# [GOAL]
Your task is to repeat all of the data exactly while excluding the pictures.

··· GIVEN INFORMATION ···

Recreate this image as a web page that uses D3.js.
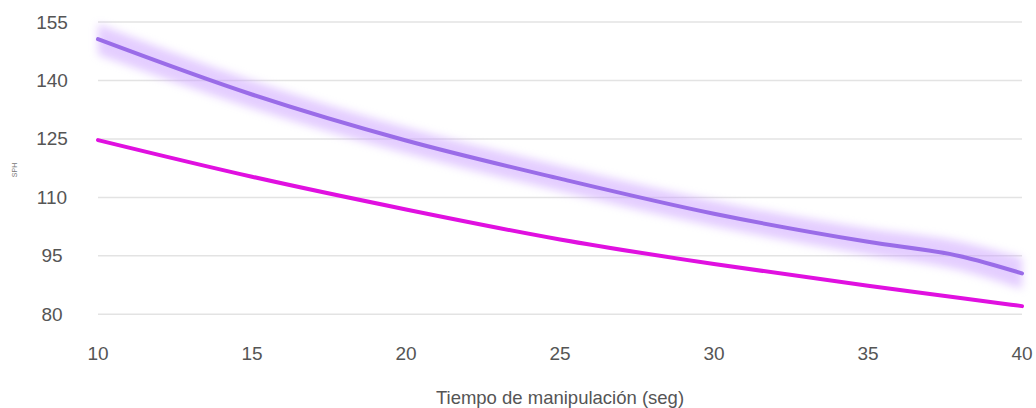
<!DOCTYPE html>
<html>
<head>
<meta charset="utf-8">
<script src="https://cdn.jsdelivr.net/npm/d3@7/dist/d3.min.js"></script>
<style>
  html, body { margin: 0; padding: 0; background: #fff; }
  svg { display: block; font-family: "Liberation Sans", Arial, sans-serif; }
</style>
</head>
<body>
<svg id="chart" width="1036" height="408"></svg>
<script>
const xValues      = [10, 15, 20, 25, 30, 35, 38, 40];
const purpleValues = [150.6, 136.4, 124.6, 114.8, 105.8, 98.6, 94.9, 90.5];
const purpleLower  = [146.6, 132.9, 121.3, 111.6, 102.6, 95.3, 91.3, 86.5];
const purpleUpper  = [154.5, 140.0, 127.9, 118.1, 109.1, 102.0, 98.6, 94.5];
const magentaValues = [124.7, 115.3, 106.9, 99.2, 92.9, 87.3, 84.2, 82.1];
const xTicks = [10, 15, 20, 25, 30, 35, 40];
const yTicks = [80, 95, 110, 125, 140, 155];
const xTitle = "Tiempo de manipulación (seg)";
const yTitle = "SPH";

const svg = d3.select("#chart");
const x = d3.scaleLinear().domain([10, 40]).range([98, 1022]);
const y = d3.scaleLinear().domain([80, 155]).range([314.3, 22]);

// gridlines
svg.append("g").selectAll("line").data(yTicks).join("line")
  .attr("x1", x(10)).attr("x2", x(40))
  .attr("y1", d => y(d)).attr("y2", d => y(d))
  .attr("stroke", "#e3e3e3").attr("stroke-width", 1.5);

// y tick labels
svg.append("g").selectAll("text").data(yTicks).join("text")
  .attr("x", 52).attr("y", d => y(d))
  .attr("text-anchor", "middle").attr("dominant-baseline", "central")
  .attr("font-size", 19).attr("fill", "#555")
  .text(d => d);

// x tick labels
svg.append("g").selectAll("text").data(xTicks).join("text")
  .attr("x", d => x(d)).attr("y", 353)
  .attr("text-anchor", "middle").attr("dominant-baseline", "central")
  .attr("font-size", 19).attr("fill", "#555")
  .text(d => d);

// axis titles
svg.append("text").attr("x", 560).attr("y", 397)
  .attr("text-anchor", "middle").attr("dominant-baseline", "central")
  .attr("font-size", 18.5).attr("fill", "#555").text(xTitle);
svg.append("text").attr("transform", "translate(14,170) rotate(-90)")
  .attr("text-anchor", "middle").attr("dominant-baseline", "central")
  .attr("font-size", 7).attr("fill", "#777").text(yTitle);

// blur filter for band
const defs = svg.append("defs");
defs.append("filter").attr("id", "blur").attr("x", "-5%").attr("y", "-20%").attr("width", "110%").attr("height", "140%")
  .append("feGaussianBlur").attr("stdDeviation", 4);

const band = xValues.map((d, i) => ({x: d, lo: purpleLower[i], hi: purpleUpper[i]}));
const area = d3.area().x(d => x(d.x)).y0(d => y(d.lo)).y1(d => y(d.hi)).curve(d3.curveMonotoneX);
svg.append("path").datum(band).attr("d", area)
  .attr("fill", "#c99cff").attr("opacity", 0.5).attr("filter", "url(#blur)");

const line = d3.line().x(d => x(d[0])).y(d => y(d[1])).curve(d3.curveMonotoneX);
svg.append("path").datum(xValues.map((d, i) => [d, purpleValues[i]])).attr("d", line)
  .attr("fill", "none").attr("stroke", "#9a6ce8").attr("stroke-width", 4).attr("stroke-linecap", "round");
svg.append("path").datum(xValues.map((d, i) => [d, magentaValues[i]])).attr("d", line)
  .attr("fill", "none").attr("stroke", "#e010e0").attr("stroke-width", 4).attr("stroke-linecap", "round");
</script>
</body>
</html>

···

# [EXERCISE OUTPUT]
Recreate this image as a web page that uses D3.js.
<!DOCTYPE html>
<html>
<head>
<meta charset="utf-8">
<script src="https://cdn.jsdelivr.net/npm/d3@7/dist/d3.min.js"></script>
<style>
  html, body { margin: 0; padding: 0; background: #fff; }
  svg { display: block; font-family: "Liberation Sans", Arial, sans-serif; }
</style>
</head>
<body>
<svg id="chart" width="1036" height="408"></svg>
<script>
const xValues      = [10, 15, 20, 25, 30, 35, 38, 40];
const purpleValues = [150.6, 136.4, 124.6, 114.8, 105.8, 98.6, 94.9, 90.5];
const purpleLower  = [146.6, 132.9, 121.3, 111.6, 102.6, 95.3, 91.3, 86.5];
const purpleUpper  = [154.5, 140.0, 127.9, 118.1, 109.1, 102.0, 98.6, 94.5];
const magentaValues = [124.7, 115.3, 106.9, 99.2, 92.9, 87.3, 84.2, 82.1];
const xTicks = [10, 15, 20, 25, 30, 35, 40];
const yTicks = [80, 95, 110, 125, 140, 155];
const xTitle = "Tiempo de manipulación (seg)";
const yTitle = "SPH";

const svg = d3.select("#chart");
const x = d3.scaleLinear().domain([10, 40]).range([98, 1022]);
const y = d3.scaleLinear().domain([80, 155]).range([314.3, 22]);

// gridlines
svg.append("g").selectAll("line").data(yTicks).join("line")
  .attr("x1", x(10)).attr("x2", x(40))
  .attr("y1", d => y(d)).attr("y2", d => y(d))
  .attr("stroke", "#e3e3e3").attr("stroke-width", 1.5);

// y tick labels
svg.append("g").selectAll("text").data(yTicks).join("text")
  .attr("x", 52).attr("y", d => y(d))
  .attr("text-anchor", "middle").attr("dominant-baseline", "central")
  .attr("font-size", 19).attr("fill", "#555")
  .text(d => d);

// x tick labels
svg.append("g").selectAll("text").data(xTicks).join("text")
  .attr("x", d => x(d)).attr("y", 353)
  .attr("text-anchor", "middle").attr("dominant-baseline", "central")
  .attr("font-size", 19).attr("fill", "#555")
  .text(d => d);

// axis titles
svg.append("text").attr("x", 560).attr("y", 397)
  .attr("text-anchor", "middle").attr("dominant-baseline", "central")
  .attr("font-size", 18.5).attr("fill", "#555").text(xTitle);
svg.append("text").attr("transform", "translate(14,170) rotate(-90)")
  .attr("text-anchor", "middle").attr("dominant-baseline", "central")
  .attr("font-size", 7).attr("fill", "#777").text(yTitle);

// blur filter for band
const defs = svg.append("defs");
defs.append("filter").attr("id", "blur").attr("x", "-5%").attr("y", "-20%").attr("width", "110%").attr("height", "140%")
  .append("feGaussianBlur").attr("stdDeviation", 4);

const band = xValues.map((d, i) => ({x: d, lo: purpleLower[i], hi: purpleUpper[i]}));
const area = d3.area().x(d => x(d.x)).y0(d => y(d.lo)).y1(d => y(d.hi)).curve(d3.curveMonotoneX);
svg.append("path").datum(band).attr("d", area)
  .attr("fill", "#c99cff").attr("opacity", 0.5).attr("filter", "url(#blur)");

const line = d3.line().x(d => x(d[0])).y(d => y(d[1])).curve(d3.curveMonotoneX);
svg.append("path").datum(xValues.map((d, i) => [d, purpleValues[i]])).attr("d", line)
  .attr("fill", "none").attr("stroke", "#9a6ce8").attr("stroke-width", 4).attr("stroke-linecap", "round");
svg.append("path").datum(xValues.map((d, i) => [d, magentaValues[i]])).attr("d", line)
  .attr("fill", "none").attr("stroke", "#e010e0").attr("stroke-width", 4).attr("stroke-linecap", "round");
</script>
</body>
</html>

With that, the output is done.